Output the material word for word. Leave each picture out.

━━━━━━━━

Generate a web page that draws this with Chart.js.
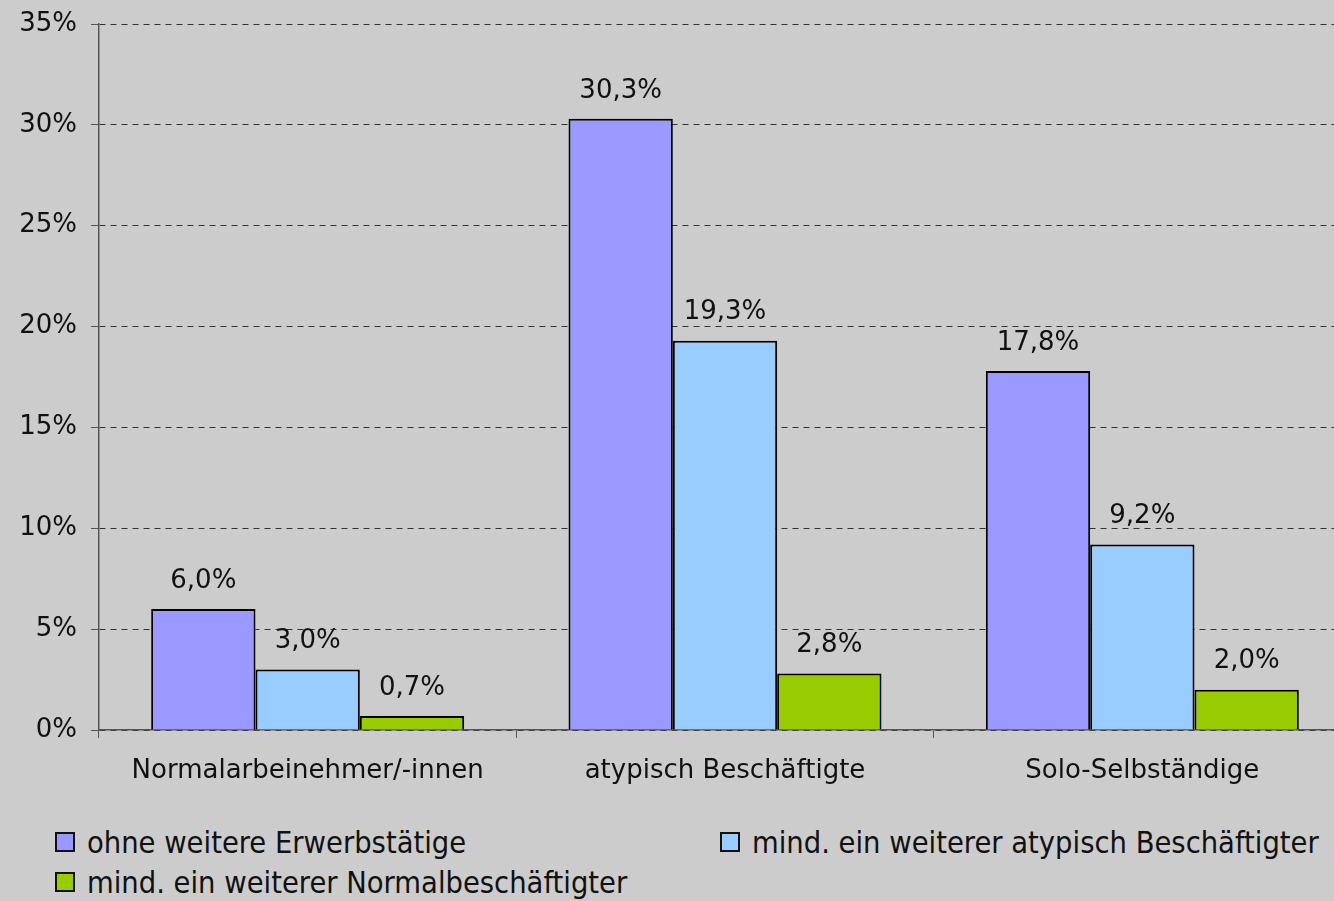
<!DOCTYPE html>
<html lang="de">
<head>
<meta charset="utf-8">
<script src="https://cdn.jsdelivr.net/npm/chart.js@4/dist/chart.umd.min.js"></script>
<style>
  html, body { margin: 0; padding: 0; background: #cccccc; overflow: hidden; }
  body { width: 1334px; height: 901px; position: relative; }
  #wrap { position: absolute; left: 0; top: 0; width: 1351px; height: 800px; }
  .legend-item {
    position: absolute; height: 20px; display: flex; align-items: center;
    font-family: "DejaVu Sans", sans-serif; font-stretch: condensed;
    font-size: 30.5px; color: #111; white-space: nowrap;
  }
  .legend-box {
    box-sizing: border-box; width: 20px; height: 20px;
    border: 2px solid #111; margin-right: 12px;
  }
</style>
</head>
<body>
<div id="wrap"><canvas id="chart"></canvas></div>
<div id="legend"></div>
<script>
const categories = ["Normalarbeinehmer/-innen", "atypisch Beschäftigte", "Solo-Selbständige"];
const seriesLabels = [
  "ohne weitere Erwerbstätige",
  "mind. ein weiterer atypisch Beschäftigter",
  "mind. ein weiterer Normalbeschäftigter",
];
const ohneWeitere = [6.0, 30.3, 17.8];
const weitererAtypisch = [3.0, 19.3, 9.2];
const weitererNormal = [0.7, 2.8, 2.0];
const yTicks = [0, 5, 10, 15, 20, 25, 30, 35];
const colors = ["#9999ff", "#99ccff", "#99cc00"];

const fmt = (v) => v.toFixed(1).replace(".", ",") + "%";

const legendPos = [
  { left: 55, top: 832 },
  { left: 720, top: 832 },
  { left: 55, top: 872 },
];
document.getElementById("legend").innerHTML = seriesLabels
  .map(
    (label, i) => `
      <div class="legend-item" style="left:${legendPos[i].left}px;top:${legendPos[i].top}px">
        <span class="legend-box" style="background:${colors[i]}"></span>${label}
      </div>`,
  )
  .join("");

const valueLabels = {
  id: "valueLabels",
  afterDatasetsDraw(chart) {
    const { ctx } = chart;
    ctx.save();
    ctx.font = '26px "DejaVu Sans", sans-serif';
    ctx.fillStyle = "#111";
    ctx.textAlign = "center";
    ctx.textBaseline = "middle";
    chart.data.datasets.forEach((ds, i) => {
      chart.getDatasetMeta(i).data.forEach((bar, j) => {
        ctx.fillText(fmt(ds.data[j]), bar.x, bar.y - 28);
      });
    });
    ctx.restore();
  },
};

new Chart(document.getElementById("chart"), {
  type: "bar",
  data: {
    labels: categories,
    datasets: [ohneWeitere, weitererAtypisch, weitererNormal].map((data, i) => ({
      label: seriesLabels[i],
      data,
      backgroundColor: colors[i],
      borderColor: "#000",
      borderWidth: 2,
      categoryPercentage: 0.75,
      barPercentage: 1,
    })),
  },
  options: {
    responsive: true,
    maintainAspectRatio: false,
    animation: false,
    layout: { padding: { top: 24, left: 0, right: 0, bottom: 0 } },
    plugins: { legend: { display: false }, tooltip: { enabled: false } },
    scales: {
      x: {
        grid: { drawOnChartArea: false, tickLength: 8, color: "#555", offset: true },
        border: { color: "#555", width: 1.5 },
        ticks: { color: "#111", padding: 18, font: { family: "DejaVu Sans", size: 26 } },
        afterFit: (s) => { s.height = 70; },
      },
      y: {
        min: 0,
        max: 35,
        afterBuildTicks: (s) => { s.ticks = yTicks.map((v) => ({ value: v })); },
        grid: { color: "#333", lineWidth: 1, tickLength: 8, tickColor: "#555" },
        border: { color: "#555", width: 1.5, dash: [6, 5] },
        ticks: {
          color: "#111",
          padding: 14,
          font: { family: "DejaVu Sans", size: 26 },
          callback: (v) => v + "%",
        },
        afterFit: (s) => {
          s.width = 99;
          s.paddingTop = 0;
          s.paddingBottom = 0;
        },
      },
    },
  },
  plugins: [valueLabels],
});
</script>
</body>
</html>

━━━━━━━━

**Answer to this exercise:**
Generate a web page that draws this with Chart.js.
<!DOCTYPE html>
<html lang="de">
<head>
<meta charset="utf-8">
<script src="https://cdn.jsdelivr.net/npm/chart.js@4/dist/chart.umd.min.js"></script>
<style>
  html, body { margin: 0; padding: 0; background: #cccccc; overflow: hidden; }
  body { width: 1334px; height: 901px; position: relative; }
  #wrap { position: absolute; left: 0; top: 0; width: 1351px; height: 800px; }
  .legend-item {
    position: absolute; height: 20px; display: flex; align-items: center;
    font-family: "DejaVu Sans", sans-serif; font-stretch: condensed;
    font-size: 30.5px; color: #111; white-space: nowrap;
  }
  .legend-box {
    box-sizing: border-box; width: 20px; height: 20px;
    border: 2px solid #111; margin-right: 12px;
  }
</style>
</head>
<body>
<div id="wrap"><canvas id="chart"></canvas></div>
<div id="legend"></div>
<script>
const categories = ["Normalarbeinehmer/-innen", "atypisch Beschäftigte", "Solo-Selbständige"];
const seriesLabels = [
  "ohne weitere Erwerbstätige",
  "mind. ein weiterer atypisch Beschäftigter",
  "mind. ein weiterer Normalbeschäftigter",
];
const ohneWeitere = [6.0, 30.3, 17.8];
const weitererAtypisch = [3.0, 19.3, 9.2];
const weitererNormal = [0.7, 2.8, 2.0];
const yTicks = [0, 5, 10, 15, 20, 25, 30, 35];
const colors = ["#9999ff", "#99ccff", "#99cc00"];

const fmt = (v) => v.toFixed(1).replace(".", ",") + "%";

const legendPos = [
  { left: 55, top: 832 },
  { left: 720, top: 832 },
  { left: 55, top: 872 },
];
document.getElementById("legend").innerHTML = seriesLabels
  .map(
    (label, i) => `
      <div class="legend-item" style="left:${legendPos[i].left}px;top:${legendPos[i].top}px">
        <span class="legend-box" style="background:${colors[i]}"></span>${label}
      </div>`,
  )
  .join("");

const valueLabels = {
  id: "valueLabels",
  afterDatasetsDraw(chart) {
    const { ctx } = chart;
    ctx.save();
    ctx.font = '26px "DejaVu Sans", sans-serif';
    ctx.fillStyle = "#111";
    ctx.textAlign = "center";
    ctx.textBaseline = "middle";
    chart.data.datasets.forEach((ds, i) => {
      chart.getDatasetMeta(i).data.forEach((bar, j) => {
        ctx.fillText(fmt(ds.data[j]), bar.x, bar.y - 28);
      });
    });
    ctx.restore();
  },
};

new Chart(document.getElementById("chart"), {
  type: "bar",
  data: {
    labels: categories,
    datasets: [ohneWeitere, weitererAtypisch, weitererNormal].map((data, i) => ({
      label: seriesLabels[i],
      data,
      backgroundColor: colors[i],
      borderColor: "#000",
      borderWidth: 2,
      categoryPercentage: 0.75,
      barPercentage: 1,
    })),
  },
  options: {
    responsive: true,
    maintainAspectRatio: false,
    animation: false,
    layout: { padding: { top: 24, left: 0, right: 0, bottom: 0 } },
    plugins: { legend: { display: false }, tooltip: { enabled: false } },
    scales: {
      x: {
        grid: { drawOnChartArea: false, tickLength: 8, color: "#555", offset: true },
        border: { color: "#555", width: 1.5 },
        ticks: { color: "#111", padding: 18, font: { family: "DejaVu Sans", size: 26 } },
        afterFit: (s) => { s.height = 70; },
      },
      y: {
        min: 0,
        max: 35,
        afterBuildTicks: (s) => { s.ticks = yTicks.map((v) => ({ value: v })); },
        grid: { color: "#333", lineWidth: 1, tickLength: 8, tickColor: "#555" },
        border: { color: "#555", width: 1.5, dash: [6, 5] },
        ticks: {
          color: "#111",
          padding: 14,
          font: { family: "DejaVu Sans", size: 26 },
          callback: (v) => v + "%",
        },
        afterFit: (s) => {
          s.width = 99;
          s.paddingTop = 0;
          s.paddingBottom = 0;
        },
      },
    },
  },
  plugins: [valueLabels],
});
</script>
</body>
</html>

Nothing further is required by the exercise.